The Comité Marc Chagall has confirmed the authenticity of this work.

Chagall always remembered an incident going back to his years as a young man in the Belorussian town of Vitebsk, when he looked on as a father and his young children, members of an indigent family hoping to earn a few pennies for bread, performed on the street some clumsy but strenuous acrobatic stunts. He watched sadly as they afterwards walked away, unappreciated and empty-handed. Chagall must have pondered that this might similarly become the fate of anyone who fancied for himself the life of an artist: “It seemed as if I had been the one bowing up there” (from Chagall’s 1967 text Le Cirque, trans. Patsy Southgate, in Chagall, exh. cat., Pierre Matisse Gallery, New York, 1981, n.p.).
The experience of circus performance—clowns, acrobats, young ladies riding bareback horses, the little orchestra in the balcony, the ringside stands brimming with spectators, the total spectacle, in all its colorful variety—served Chagall as the compelling metaphor for the life he decided to lead. The vision and dream of the circus lay at the very heart of his personal mythology.
The primary attraction for Chagall in any circus, great or small, was the girl on a horse. “All seem to be assembled here only for the glory of the bareback rider, her scintillation, the incitement of her revolutions,” Louis Aragon wrote of Chagall’s circus scenes. “We are caught up in the movement of the woman circling the ring, she whose beauty is the beauty of danger, waiting for her to come around again, until all the men watching with bated breath reach the point of being jealous of the horse” (quoted in J. Baal-Teshuva, ed., Chagall: A Retrospective, New York, 1995, pp. 195-196).
Chagall’s rider is an irresistible beauty, hardly more than a girl, who balances triumphant atop her mount, which—given the inconsistencies of scale that are commonplace in this artist’s magical world—is usually smaller than the rider herself, so lovely and larger than life was she in the artist’s infatuated gaze.

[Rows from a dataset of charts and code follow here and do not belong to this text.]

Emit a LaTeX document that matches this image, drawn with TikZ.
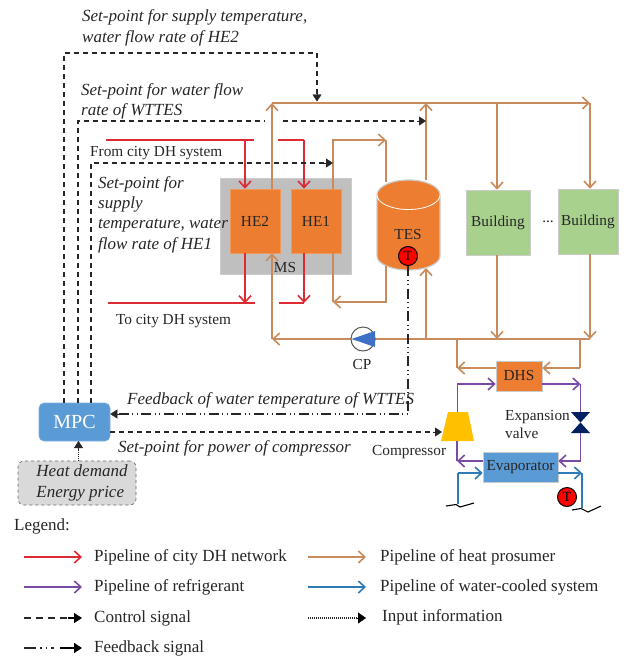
\documentclass[tikz,border=0pt]{standalone}
\usepackage{fontspec}
\setmainfont{Liberation Serif}
\usetikzlibrary{arrows.meta,calc}
\definecolor{cred}{HTML}{DE2A33}
\definecolor{cbrown}{HTML}{C98A5C}
\definecolor{cpurple}{HTML}{7B4BA3}
\definecolor{cblue}{HTML}{2E7CB6}
\definecolor{corange}{HTML}{ED7D31}
\definecolor{cgreen}{HTML}{A9D18E}
\definecolor{cgray}{HTML}{BFBFBF}
\definecolor{cmpc}{HTML}{5B9BD5}
\definecolor{cyellow}{HTML}{FFC000}
\definecolor{cnavy}{HTML}{002060}
\definecolor{ctext}{HTML}{262626}
\definecolor{cpump}{HTML}{3F70C8}
\tikzset{
  pipetip/.style={-{Straight Barb[length=6.5pt,width=12pt,line width=1.6pt]}},
  redpipe/.style={draw=cred,line width=1.5pt},
  brownpipe/.style={draw=cbrown,line width=2pt},
  purplepipe/.style={draw=cpurple,line width=1.7pt},
  bluepipe/.style={draw=cblue,line width=1.7pt},
  ctrl/.style={draw=black!85,line width=1.1pt,dash pattern=on 5pt off 4pt},
  fback/.style={draw=black!85,line width=1.1pt,dash pattern=on 10pt off 3.5pt on 1pt off 3.5pt on 1pt off 3.5pt},
  inputline/.style={draw=black!85,line width=1.1pt,dash pattern=on 1pt off 1pt},
  solidtip/.style={-{Triangle[length=7pt,width=9pt]}},
  box/.style={draw=black!20,line width=.6pt,inner sep=0pt,text=ctext,font=\fontsize{15.3}{17}\selectfont},
  itxt/.style={anchor=west,inner sep=0pt,align=left,text=ctext,font=\fontsize{17}{20.4}\selectfont\itshape},
  ptxt/.style={anchor=west,inner sep=0pt,align=left,text=ctext,font=\fontsize{15.3}{18}\selectfont},
  ltxt/.style={anchor=west,inner sep=0pt,text=black!85,font=\fontsize{17}{20}\selectfont},
  sensor/.style={circle,draw=black,fill=red,line width=1pt,minimum size=19pt,inner sep=0pt,font=\fontsize{14}{15}\selectfont},
}
\begin{document}
\begin{tikzpicture}[x=1pt,y=-1pt]
\useasboundingbox (0,0) rectangle (628,659);
% Boxes
\node[box,fill=cgray,minimum width=131pt,minimum height=96pt] (ms) at (285.5,226) {};
\node[box,fill=corange,draw=corange!80!white,minimum width=50pt,minimum height=64pt] (he2) at (255,221) {HE2};
\node[box,fill=corange,draw=corange!80!white,minimum width=50pt,minimum height=64pt] (he1) at (316,221) {HE1};
\node[box,fill=cgreen,minimum width=64pt,minimum height=65pt] (b1) at (498,222.5) {Building};
\node[box,fill=cgreen,minimum width=60pt,minimum height=65pt] (b2) at (588,221.5) {Building};
\node[box,fill=corange,minimum width=46pt,minimum height=30pt] (dhs) at (519,376) {DHS};
\node[box,fill=cmpc,minimum width=75pt,minimum height=30pt] (evap) at (520.5,467) {Evaporator};
\node[box,rounded corners=5pt,fill=cmpc,draw=cmpc!80!white,minimum width=71pt,minimum height=38pt,text=white,font=\fontsize{20}{22}\selectfont] (mpc) at (74.5,422) {MPC};
\node[box,rounded corners=6pt,fill=black!15,draw=black!60,dashed,minimum width=118pt,minimum height=44pt,align=left,font=\fontsize{17}{21}\selectfont\itshape] (info) at (77,483) {\hspace*{10pt}Heat demand\\\hspace*{10pt}Energy price};
% TES cylinder
\path[fill=corange,draw=black!20,line width=1.2pt] (377,195) arc[start angle=180,end angle=360,x radius=31.5,y radius=15] -- (440,256) arc[start angle=0,end angle=180,x radius=31.5,y radius=14] -- cycle;
\draw[white,line width=.8pt] (377,195) arc[start angle=180,end angle=0,x radius=31.5,y radius=14.5];
\node[inner sep=0pt,text=ctext,font=\fontsize{15.3}{17}\selectfont] (tes) at (408,235) {TES};
\coordinate (testopl) at (386,182);
\coordinate (testopr) at (426,180);
\coordinate (tesbotl) at (386,266);
\coordinate (tesbotr) at (426,268);
\node[sensor] (t1) at (408,256) {T};
\node[sensor] (t2) at (567,497) {T};
% junctions
\coordinate (tl) at (272,103);
\coordinate (tr) at (590,103);
\coordinate (bl) at (272,339);
\coordinate (br) at (590,339);
\coordinate (hotc) at (333,140);
\coordinate (coldc) at (333,302);
% Red pipes
\coordinate (ra) at (106,140); \coordinate (rb) at (254,140); \coordinate (rc) at (278,140); \coordinate (rd) at (304,140);
\coordinate (re) at (108,303); \coordinate (rf) at (255,303); \coordinate (rg) at (279,303); \coordinate (rh) at (304,303);
\draw[redpipe] (ra) -- (rb);
\draw[redpipe,pipetip] (ra -| he2.north) ++(-10,0) -- ([xshift=-10pt]he2.north);
\draw[redpipe] (rc) -- (rd);
\draw[redpipe,pipetip] (rd) -- (rd |- he1.north);
\draw[redpipe] (re) -- (rf);
\draw[redpipe,pipetip] ([xshift=-10pt]he2.south) -- ++(0,50);
\draw[redpipe] (rg) -- (rh);
\draw[redpipe,pipetip] (rh |- he1.south) -- (rh);
% Brown pipes
\draw[brownpipe,pipetip] (he2.north -| tl) -- (tl);
\draw[brownpipe,pipetip] (tl) -- (tr);
\draw[brownpipe,pipetip] (testopr) -- (testopr |- tl);
\draw[brownpipe,pipetip] (tr) -- (tr |- b2.north);
\draw[brownpipe,pipetip] (b1.north |- tl) ++(-1,0) -- ([xshift=-1pt]b1.north);
\draw[brownpipe,pipetip] (he1.north -| hotc) -- (hotc) -- (testopl |- hotc);
\draw[brownpipe] (testopl |- hotc) -- (testopl);
\draw[brownpipe,pipetip] (tesbotl) -- (tesbotl |- coldc) -- (coldc);
\draw[brownpipe] (coldc) -- (he1.south -| coldc);
\draw[brownpipe,pipetip] ([xshift=-1pt]b1.south) -- ([xshift=-1pt]b1.south |- br);
\draw[brownpipe,pipetip] (tr |- b2.south) -- (br);
\draw[brownpipe,pipetip] (br) -- (bl);
\draw[brownpipe,pipetip] (bl) -- (he2.south -| bl);
\draw[brownpipe,pipetip] (tesbotr |- br) -- (tesbotr);
% CP
\node[circle,draw=black!65,fill=white,line width=1pt,minimum size=24pt,inner sep=0pt] (cp) at (363,339) {};
\fill[cpump] (351.5,339) -- (375,331) -- (375,347) -- cycle;
\node[ptxt,anchor=center] (cplabel) at (362,365) {CP};
% DHS loop
\coordinate (dl) at (457,368); \coordinate (dr) at (580,368);
\draw[brownpipe,pipetip] (dhs.west |- dl) -- (dl);
\draw[brownpipe] (dl) -- (dl |- br);
\draw[brownpipe] (dr |- br) -- (dr);
\draw[brownpipe,pipetip] (dr) -- (dhs.east |- dr);
% Compressor and valve
\path[fill=cyellow] (448,412) coordinate (cptl) -- (468,412) -- (474,441) -- (441,441) -- cycle;
\node[inner sep=0pt,minimum width=1pt,minimum height=1pt] (comp) at (457.5,426.5) {};
\fill[cnavy] (571,412) -- (590,412) -- (580.5,422.5) -- (590,433) -- (571,433) -- (580.5,422.5) -- cycle;
\coordinate (valvetop) at (580.5,412);
\coordinate (valvebot) at (580.5,433);
\coordinate (pa) at (457,384); \coordinate (pb) at (580.5,384); \coordinate (pc) at (580.5,461); \coordinate (pd) at (457,461);
\draw[purplepipe] (comp.center |- cptl) -- (comp.center |- pa);
\draw[purplepipe,pipetip] (pa) -- (dhs.west |- pa);
\draw[purplepipe,pipetip] (dhs.east |- pa) -- (pb);
\draw[purplepipe] (pb) -- (valvetop);
\draw[purplepipe] (valvebot) -- (pc);
\draw[purplepipe,pipetip] (pc) -- (evap.east |- pc);
\draw[purplepipe,pipetip] (evap.west |- pc) -- (pd);
\draw[purplepipe] (pd) -- (457,441);
% Water-cooled
\coordinate (wa) at (458,473); \coordinate (wb) at (458,504); \coordinate (wc) at (582,473); \coordinate (wd) at (582,508);
\draw[bluepipe] (wb) -- (wa);
\draw[bluepipe,pipetip] (wa) -- (evap.west |- wa);
\draw[bluepipe,pipetip] (evap.east |- wa) -- (wc);
\draw[bluepipe] (wc) -- (wd);
\draw[black,line width=1.1pt] (446,506) -- (456,504.5) -- (460,507) -- (474,503);
\draw[black,line width=1.1pt] (572,510) -- (581,508.5) -- (588,512) -- (601,506);
% Control signals
\coordinate (c1) at (64,53); \coordinate (c2) at (317,53); \coordinate (c3) at (78,121); \coordinate (c4) at (265,121); \coordinate (c5) at (283,121); \coordinate (c6) at (426,121); \coordinate (c7) at (91,163); \coordinate (c8) at (333,163);
\draw[ctrl] (c1 |- mpc.north) -- (c1) -- (c2) -- (317,95);
\draw[black!85,solidtip] (317,93) -- (317,101.5);
\draw[ctrl] (c3 |- mpc.north) -- (c3) -- (c4);
\draw[ctrl] (c5) -- (418,121);
\draw[black!85,solidtip] (417,121) -- (c6);
\draw[ctrl] (c7 |- mpc.north) -- (c7) -- (325,163);
\draw[black!85,solidtip] (324,163) -- (c8);
\coordinate (compin) at (442,432);
\draw[ctrl] (mpc.east |- compin) -- (434,432);
\draw[black!85,solidtip] (433,432) -- (compin);
% Feedback
\coordinate (fb) at (408,414);
\draw[fback] (t1.south) -- (fb) -- (118,414);
\draw[black!85,solidtip] (119,414) -- (mpc.east |- fb);
% Input
\draw[inputline] (info.north -| mpc.center) ++(4,0) -- (78.5,449);
\draw[black!85,solidtip] (78.5,450) -- (78.5,441);
% Texts
\node[itxt] (s1) at (82,28) {Set-point for supply temperature,\\water flow rate of HE2};
\node[itxt] (s2) at (81,101.5) {Set-point for water flow\\rate of WTTES};
\node[ptxt] (s3) at (90,153) {From city DH system};
\node[itxt] (s4) at (98,214.5) {Set-point for\\supply\\temperature, water\\flow rate of HE1};
\node[ptxt,anchor=center] (s5) at (285,268) {MS};
\node[ptxt] (s6) at (116,321) {To city DH system};
\node[itxt] (s7) at (127,400) {Feedback of water temperature of WTTES};
\node[itxt] (s8) at (118,448) {Set-point for power of compressor};
\node[ptxt] (s9) at (372,452) {Compressor};
\node[ptxt] (s10) at (505,425) {Expansion\\valve};
\node[ptxt,anchor=center] (s11) at (548,222) {...};
% Legend
\node[ltxt] (lg) at (14,526) {Legend:};
\coordinate (l1a) at (24,557); \coordinate (l1b) at (82,557);
\coordinate (l2a) at (24,587); \coordinate (l2b) at (82,587);
\coordinate (l3a) at (24,618); \coordinate (l3b) at (82,618);
\coordinate (l4a) at (24,648); \coordinate (l4b) at (82,648);
\coordinate (r1a) at (308,557); \coordinate (r1b) at (366,557);
\coordinate (r2a) at (308,587); \coordinate (r2b) at (366,587);
\coordinate (r3a) at (308,618); \coordinate (r3b) at (366,618);
\draw[redpipe,pipetip] (l1a) -- (l1b);
\draw[purplepipe,pipetip] (l2a) -- (l2b);
\draw[ctrl,line width=1.4pt,dash pattern=on 7pt off 5pt] (l3a) -- (68,618);
\draw[black,line width=1.4pt,-{Triangle[length=8pt,width=10pt]}] (68,618) -- (l3b);
\draw[fback,line width=1.4pt,dash pattern=on 12pt off 4pt on 1.5pt off 4pt on 1.5pt off 4pt] (l4a) -- (54,648);
\draw[black,line width=1.4pt,-{Triangle[length=8pt,width=10pt]}] (60,648) -- (l4b);
\draw[brownpipe,pipetip] (r1a) -- (r1b);
\draw[bluepipe,pipetip] (r2a) -- (r2b);
\draw[inputline] (r3a) -- (358,618);
\draw[black,-{Triangle[length=8pt,width=11pt]}] (357,618) -- (r3b);
\node[ltxt] at (94,557) {Pipeline of city DH network};
\node[ltxt] at (94,587) {Pipeline of refrigerant};
\node[ltxt] at (94,618) {Control signal};
\node[ltxt] at (94,648) {Feedback signal};
\node[ltxt] at (380,557) {Pipeline of heat prosumer};
\node[ltxt] at (380,587) {Pipeline of water-cooled system};
\node[ltxt] at (382,617) {Input information};
\end{tikzpicture}
\end{document}
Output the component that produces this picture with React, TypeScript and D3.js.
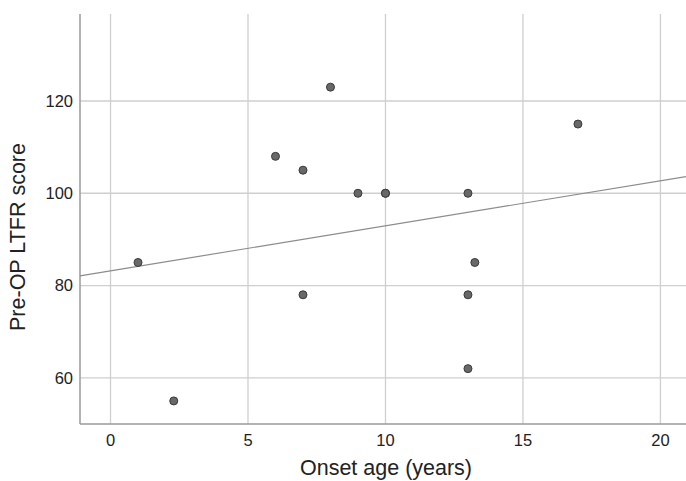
import React, { useEffect, useRef } from 'react';
import * as d3 from 'd3';

// data
const onsetAge = [1, 2.3, 6, 7, 8, 9, 10, 10, 13, 17, 7, 13, 13.25, 13];
const ltfrScore = [85, 55, 108, 105, 123, 100, 100, 100, 100, 115, 78, 78, 85, 62];
const xTicks = [0, 5, 10, 15, 20];
const yTicks = [60, 80, 100, 120];
// fit line as drawn (intercept, slope)
const fitLine = [83.2, 0.975];

const W = 686;
const H = 481;

const App = () => {
    const node = useRef<SVGSVGElement | null>(null);

    useEffect(() => {
        const svg = d3.select(node.current);
        svg.selectAll('*').remove();

        const left = 80, right = 686, top = 14, bottom = 424;
        const x = d3.scaleLinear().domain([-1.11, 20.93]).range([left, right]);
        const y = d3.scaleLinear().domain([50, 138.85]).range([bottom, top]);

        const font = '"Liberation Sans", Arial, sans-serif';

        // grid
        svg.append('g').selectAll('line').data(xTicks).enter().append('line')
            .attr('x1', d => x(d)).attr('x2', d => x(d))
            .attr('y1', top).attr('y2', bottom)
            .style('stroke', '#cfcfcf').style('stroke-width', '1.3px');
        svg.append('g').selectAll('line').data(yTicks).enter().append('line')
            .attr('x1', left).attr('x2', right)
            .attr('y1', d => y(d)).attr('y2', d => y(d))
            .style('stroke', '#cfcfcf').style('stroke-width', '1.3px');

        // axes
        svg.append('line').attr('x1', left).attr('x2', left).attr('y1', top).attr('y2', bottom)
            .style('stroke', '#9a9a9a').style('stroke-width', '1.5px');
        svg.append('line').attr('x1', left).attr('x2', right).attr('y1', bottom).attr('y2', bottom)
            .style('stroke', '#9a9a9a').style('stroke-width', '1.5px');

        // tick labels
        svg.append('g').selectAll('text').data(xTicks).enter().append('text')
            .attr('x', d => x(d)).attr('y', 446)
            .attr('text-anchor', 'middle')
            .style('font-family', font).style('font-size', '16.5px').style('fill', '#222')
            .text(d => d);
        svg.append('g').selectAll('text').data(yTicks).enter().append('text')
            .attr('x', 73).attr('y', d => y(d)).attr('dy', '0.35em')
            .attr('text-anchor', 'end')
            .style('font-family', font).style('font-size', '16.5px').style('fill', '#222')
            .text(d => d);

        // fit line
        const [b0, b1] = fitLine;
        const xd = x.domain();
        svg.append('path')
            .datum(xd)
            .attr('d', d3.line<number>().x(d => x(d)).y(d => y(b0 + b1 * d)))
            .style('stroke', '#8c8c8c').style('stroke-width', '1.2px').style('fill', 'none');

        // points
        svg.append('g').selectAll('circle').data(onsetAge).enter().append('circle')
            .attr('cx', d => x(d)).attr('cy', (d, i) => y(ltfrScore[i]))
            .attr('r', 4)
            .style('fill', '#686868').style('stroke', '#3a3a3a').style('stroke-width', '1px');

        // axis titles
        svg.append('text')
            .attr('x', 386).attr('y', 475)
            .attr('text-anchor', 'middle')
            .style('font-family', font).style('font-size', '21.5px').style('fill', '#222')
            .text('Onset age (years)');
        svg.append('text')
            .attr('transform', 'translate(25,237) rotate(-90)')
            .attr('text-anchor', 'middle')
            .style('font-family', font).style('font-size', '21.5px').style('fill', '#222')
            .text('Pre-OP LTFR score');
    }, []);

    return <svg ref={node} width={W} height={H}
                style={{position: 'absolute', left: 0, top: 0, background: '#fff'}} />;
};

export default App;
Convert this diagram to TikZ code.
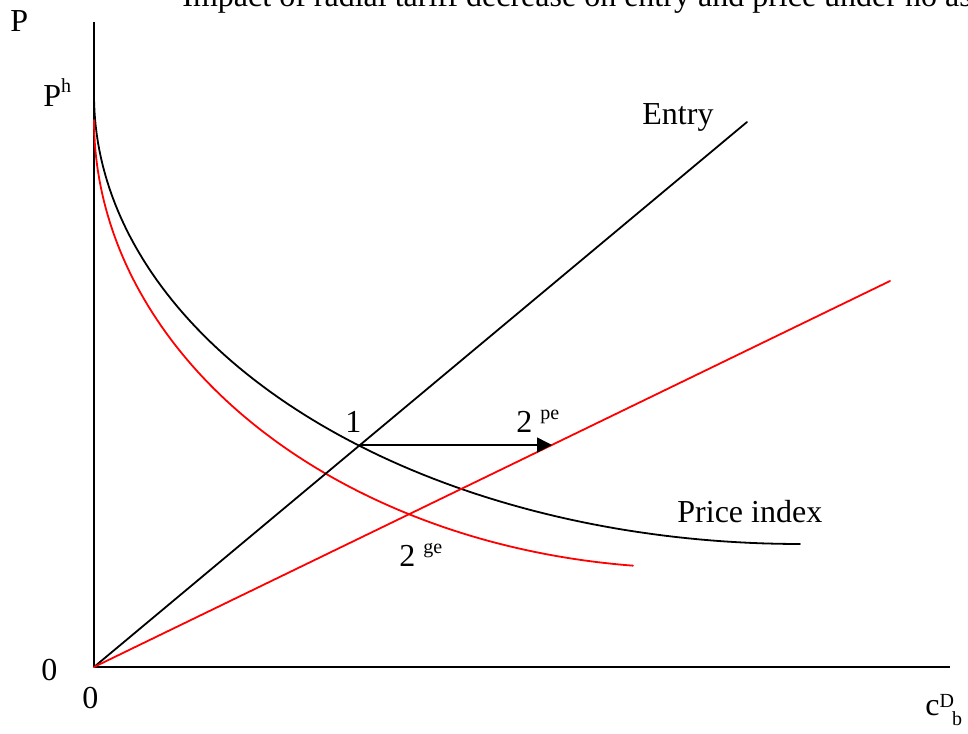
\documentclass[tikz,border=0pt]{standalone}
\usepackage{fontspec}
\setmainfont{Liberation Serif}
\usepackage{tikz}
\usetikzlibrary{arrows.meta, positioning}

\newcommand{\labfont}{\fontsize{16}{19.2}\selectfont}
\newcommand{\supfont}{\fontsize{10}{12}\selectfont}
\newcommand{\supx}[1]{\raisebox{6.5pt}{\supfont #1}}

\begin{document}
\begin{tikzpicture}[
  x=0.5pt, y=-0.5pt,
  >=Stealth,
  axis/.style={draw=black, line width=0.9pt},
  curve/.style={line width=0.9pt, line cap=round},
  shift arrow/.style={draw=black, line width=0.75pt, -{Triangle[length=7.5pt, width=7.5pt]}},
  lab/.style={inner sep=0pt, anchor=base west, font=\labfont}
]

\path[use as bounding box, clip] (0,0) rectangle (968,733);

% Key points
\coordinate (O) at (94,667);
\coordinate (ytop) at (94,22);
\coordinate (xend) at (950,667);
\coordinate (entryend) at (747,122);
\coordinate (redend) at (890,281);
\coordinate (pt1) at (360,445);
\coordinate (pt2pe) at (552,445);

% Title (cut off at the top edge)
\node[lab] (title) at (182,7) {Impact of radial tariff decrease on entry and price under no as};

% Axes
\draw[axis] (O) -- (ytop);
\draw[axis] (O) -- (xend);

% Price index curves (elliptic arcs)
\draw[curve, black] plot[domain=180:90, samples=90] ({800+706*cos(\x)}, {95+449*sin(\x)});
\draw[curve, red] plot[domain=180:95.84, samples=90] ({694+600*cos(\x)}, {120+448*sin(\x)});

% Entry lines
\draw[curve, black] (O) -- (entryend);
\draw[curve, red] (O) -- (redend);

% Shift of the equilibrium
\draw[shift arrow] (pt1) -- (pt2pe);

% Labels
\node[lab] (ylab) at (10,32) {P};
\node[lab] (phlab) at (43,106) {P\supx{h}};
\node[lab] (entrylab) at (642,125) {Entry};
\node[lab] (onelab) at (345,432) {1};
\node[lab] (pelab) at (516,432) {2 \supx{pe}};
\node[lab] (pricelab) at (677,522) {Price index};
\node[lab] (gelab) at (399,566) {2 \supx{ge}};
\node[lab] (zeroy) at (41,680) {0};
\node[lab] (zerox) at (82,708) {0};
\node[lab] (xlab) at (925,715) {c\raisebox{4pt}{\supfont D}\kern-1pt\raisebox{-5pt}{\supfont b}};

\end{tikzpicture}
\end{document}
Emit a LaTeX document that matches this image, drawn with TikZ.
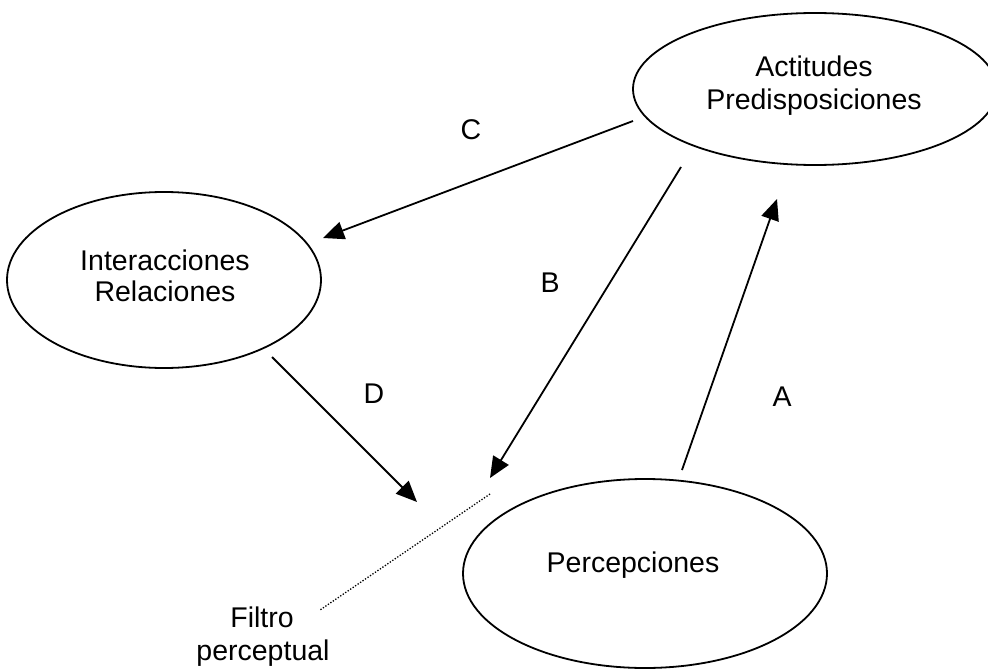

“I would like to go up to that bareback rider who has just reappeared, smiling; her dress, a bouquet of flowers,” Chagall wrote in Le Cirque. “I would circle her with my flowered and unflowered years. On my knees, I would tell her my wishes and dreams, not of this world. I would run after her to ask her how to live, how to escape from myself, from the world, whom to run to, where to go” (op. cit., 1981).
Compared to Vitebsk, Paris in the early years of the 20th century was a circus-goer’s paradise, and when Chagall first arrived there in June 1911 he discovered the far more exciting and artful professionals who drew crowds at the famed Cirque Médrano on the edge of Montmartre and the Cirque d’Hiver in the 11ème arrondissement. He joined a long and distinguished line of painters working in France who featured the circus in their work, stemming from Watteau—a favorite of Chagall—and thereafter including Daumier, Degas, Seurat, Toulouse-Lautrec, and among his immediate contemporaries, Picasso, Rouault, Van Dongen and Léger.
The circus subjects that Chagall developed during the 1920s and 1930s continued to bear fruit for the next half century of his astonishingly long career. Notwithstanding the irrepressible high spirits that everywhere burst forth in Le petit cirque bleu, Chagall inwardly perceived a more serious, “blue” intimation in this spectacle, in thoughts that pervade his homage to the circus:
“For me a circus is a magic show that appears and disappears like a world. A circus is disturbing. It is profound... These clowns, bareback riders and acrobats have themselves at home in my visions... It is a magic word, circus, a timeless dancing game where tears and smiles, the play of arms and legs take the form of a great art...” (ibid.).